Short-lived rival company Atlas produced two short-lived titles, Wulf the Barbarian and Ironjaw.  Wulf was a blondie, son of royalty in some Norse-like kingdom, forced into exile when an evil sorceror took out his royal parents.  It combined Conan-eque grittiness with Tolkein-esque magic.  The artwork was nice anyway.  Ironjaw roamed an allegedly post-nuclear world, thrown back to medieval culture and full of mutants (he rode on a unicorn).  Ironjaw was dumb as a post but had the distinguishing feature of having his lower jaw replaced by a sawtooth metal prosthetic.  The last three issues had some nice art by Pablo Marcos but otherwise Ironjaw was just another anemic Conan knock-off.

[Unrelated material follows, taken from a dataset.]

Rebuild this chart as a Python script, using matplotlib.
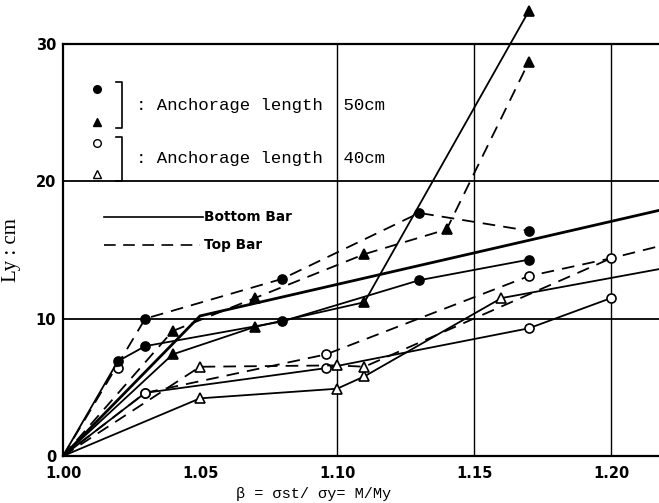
import matplotlib.pyplot as plt
import matplotlib.lines as mlines

# 読み取ったデータ (β, Ly[cm])
# 定着長 50cm
fc_bottom_x = [1.00, 1.02, 1.03, 1.08, 1.13, 1.17]
fc_bottom_y = [0.0, 6.9, 8.0, 9.8, 12.8, 14.3]
fc_top_x = [1.00, 1.03, 1.08, 1.13, 1.17]
fc_top_y = [0.0, 10.0, 12.9, 17.7, 16.4]
ft_bottom_x = [1.00, 1.04, 1.07, 1.11, 1.17]
ft_bottom_y = [0.0, 7.4, 9.4, 11.2, 32.4]
ft_top_x = [1.00, 1.04, 1.07, 1.11, 1.14, 1.17]
ft_top_y = [0.0, 9.1, 11.5, 14.7, 16.5, 28.7]

# 定着長 40cm
oc_bottom_x = [1.00, 1.03, 1.096, 1.17, 1.20]
oc_bottom_y = [0.0, 4.6, 6.4, 9.3, 11.5]
oc_top_x = [1.00, 1.03, 1.096, 1.17, 1.20, 1.22]
oc_top_y = [0.0, 4.6, 7.4, 13.1, 14.4, 15.4]
oc_extra_x = [1.02]
oc_extra_y = [6.4]
ot_bottom_x = [1.00, 1.05, 1.10, 1.11, 1.16, 1.22]
ot_bottom_y = [0.0, 4.2, 4.9, 5.8, 11.5, 13.7]
ot_top_x = [1.00, 1.05, 1.10, 1.11, 1.20]
ot_top_y = [0.0, 6.5, 6.6, 6.5, 14.4]

# 太線 (マーカーなし)
thick_x = [1.00, 1.05, 1.22]
thick_y = [0.0, 10.2, 18.0]

x_ticks = [1.00, 1.05, 1.10, 1.15, 1.20]
x_tick_labels = ['1.00', '1.05', '1.10', '1.15', '1.20']
y_ticks = [0, 10, 20, 30]
grid_x = [1.10, 1.15, 1.20]
grid_y = [10, 20]

fig = plt.figure(figsize=(6.59, 5.03), dpi=100)
ax = fig.add_axes([0.0956, 0.0934, 0.9044, 0.8191])

ax.set_xlim(1.00, 1.2175)
ax.set_ylim(0, 30)

for gx in grid_x:
    ax.axvline(gx, color='black', lw=1.0, zorder=1)
for gy in grid_y:
    ax.axhline(gy, color='black', lw=1.3, zorder=1)

dash = (0, (7, 4.5))
lw = 1.3
ms = 6.5

def draw(x, y, ls, marker, face, n_mark=None):
    n = len(x) if n_mark is None else n_mark
    ax.plot(x, y, color='black', lw=lw, linestyle=ls, marker=marker,
            markersize=ms, markerfacecolor=face, markeredgecolor='black',
            markeredgewidth=1.2, markevery=list(range(1, n)),
            clip_on=False, zorder=3)

draw(fc_bottom_x, fc_bottom_y, '-', 'o', 'black')
draw(fc_top_x, fc_top_y, dash, 'o', 'black')
draw(ft_bottom_x, ft_bottom_y, '-', '^', 'black')
draw(ft_top_x, ft_top_y, dash, '^', 'black')
draw(oc_bottom_x, oc_bottom_y, '-', 'o', 'white')
draw(oc_top_x, oc_top_y, dash, 'o', 'white', n_mark=len(oc_top_x) - 1)
draw(ot_bottom_x, ot_bottom_y, '-', '^', 'white', n_mark=len(ot_bottom_x) - 1)
draw(ot_top_x, ot_top_y, dash, '^', 'white', n_mark=len(ot_top_x) - 1)
ax.plot(oc_extra_x, oc_extra_y, 'o', color='black', markersize=ms,
        markerfacecolor='white', markeredgewidth=1.2, zorder=2)
ax.plot(thick_x, thick_y, color='black', lw=2.0, zorder=3)

# 凡例 (手描き風)
mono = 'Liberation Mono'
lms = 5.5
ax.plot([1.0124], [26.7], 'o', color='black', markersize=lms)
ax.plot([1.0124], [24.3], '^', color='black', markersize=lms)
ax.plot([1.0124], [22.8], 'o', color='black', markersize=lms, markerfacecolor='white')
ax.plot([1.0124], [20.5], '^', color='black', markersize=lms, markerfacecolor='white')
for top, bot in [(27.2, 23.9), (23.2, 20.0)]:
    ax.plot([1.0195, 1.0215, 1.0215, 1.0195], [top, top, bot, bot],
            color='black', lw=1.2)
ax.text(1.0265, 25.5, ': Anchorage length  50cm', fontsize=12.5,
        family=mono, va='center', ha='left')
ax.text(1.0265, 21.7, ': Anchorage length  40cm', fontsize=12.5,
        family=mono, va='center', ha='left')
ax.add_line(mlines.Line2D([1.0150, 1.0510], [17.4, 17.4], color='black', lw=1.2))
ax.add_line(mlines.Line2D([1.0150, 1.0500], [15.4, 15.4], color='black', lw=1.2,
                          linestyle=dash))
ax.text(1.0515, 17.4, 'Bottom Bar', fontsize=9.8, fontweight='bold',
        va='center', ha='left')
ax.text(1.0515, 15.4, 'Top Bar', fontsize=9.8, fontweight='bold',
        va='center', ha='left')

ax.spines['right'].set_visible(False)
for s in ['left', 'bottom', 'top']:
    ax.spines[s].set_linewidth(1.6)

ax.set_xticks(x_ticks)
ax.set_xticklabels(x_tick_labels)
ax.set_yticks(y_ticks)
ax.tick_params(length=0, labelsize=10.5)
ax.tick_params(axis='x', pad=7)
ax.tick_params(axis='y', pad=5)
for lab in ax.get_xticklabels() + ax.get_yticklabels():
    lab.set_fontweight('bold')

ax.set_xlabel('β = σst/ σy= M/My', fontsize=11, family=mono)
ax.xaxis.set_label_coords(0.42, -0.075)
ax.set_ylabel('Ly : cm', fontsize=15, family='Liberation Serif')
ax.yaxis.set_label_coords(-0.07, 0.5)

fig.savefig('out.png', dpi=100)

DC, meanwhile, was not about to miss the boat.  They spun off a new host of s&s titles. 
First off the presses came Beowulf: Dragon Slayer, followed quickly by Stalker, Claw the Unconquered, The Warlord and finally, about a year later, Starfire.

Claw basically was Conan only with a furry, clawed right hand.  It came from Dave Michelinie and Keith Giffen (mostly).  Claw was pretty forgettable stuff, but ran longer than most of the others, maybe because it was an easy read.  Beowulf was too. But despite being a bit empty-headed, and full of embarassingly dumb jokes, I still have a soft spot for Beowulf.  Maybe its just the nice art, and every issue had a cool monster in it.  In any case, Beowulf was essentially the Beowulf of legend, sent on a quest that took him away from Castle Hrothgar, and threw in the companionship of animal-skin bikini-clad chick warrior Nan-Zee, and The Shaper, a constantly grinning magician. The more sci-fi oriented Starfire, too remains a sentimental fave for me, given a female hero who was a lot more interesting than Red Sonja, and sexier too if you ask me, leading a peasant revolt against a ruling class of cruel, conquering aliens on some distant, future Earth (or was it Earth?  I'm not so sure).  My favorite, though, was Stalker.  Genuinely different, Stalker was a scullery lad who yearned to be a bold knight.  He offered up his soul to a warlike demonic god, and got his wish - he was granted superhuman fighting prowess, skilled with any weapon known to man.  But he'd lost his humanity.  The short-lived title dealt with his quest to get it back.  With striking art by Wally Wood and Steve Ditko and a genuinely different, often eerie story, Stalker was a real gem.  It was laid to rest after 4 issues.

After all of those, it was The Warlord that hit pay dirt.  The Warlord was Travis Morgan, an air force pilot flying a reconnaissance mission over the north pole when he loses control of his plane, plunges through a hole in the earth, and ends up in a hollow-earth world called Skartaris, which is essentially a rip of Edgar Rice Burroughs' Pellucidar.  Skartaris was a rough place, as every issue reminded us:

"Here, beneath an unblinking orb of eternal sunlight, one simple law prevails: if you let your guard down for an instant you will soon be very dead"

That was because Skartaris was full of monsters (especially dinosaurs - but also yetis, cat-demons, prehistoric animals, and anything else they decided to throw in), warring primitive civilizations, evil wizards, and lots of folks running around with swords and spears.  It followed not only Burroughs-ian ideas, but even Burroughs-ian storylines and structure, with Morgan instantly falling in love with the scantily-clad, sword-wielding Tara, then having to rescue her from evil sorcerer Deimos, ending up tossed into a gladiator pit, then leading a gladiator revolt.  Issue 6 even went with one of Burroughs favorite tricks - time and space displacement, with Morgan returning to the surface world to find that 8 years have passed, then returning to Skartaris to discover that years have passed there!  The next story arc concerned his attempts to find Tara and discover what had happened to the underground world in his absence.  


The Warlord was simplistic as could be, and that was probably part of its appeal.  Stories were straightforward and wrapped up in a single issue, and almost all followed a simple formula: Morgan meets monster. Morgan fights monster.  Morgan rides off into sunset.  That - and the artwork was gorgeous.  It was definitely one of the best-looking comix on the stands in them days, though even D&D-glutted kids certainly must have realized how superficial it was.  It could safely be said The Warlord was all beauty and no brains.  But airheads need love too.

Regardless, as 1975 tumbled into 1976, Conan and The Warlord and Red Sonja were the last swordspeople standing.  Nothing else had taken.  It's not hard to see why, since most of the titles were either Conan knock-offs or half-hearted.  Still it was a glorious time, and you can't have my copies of Stalker.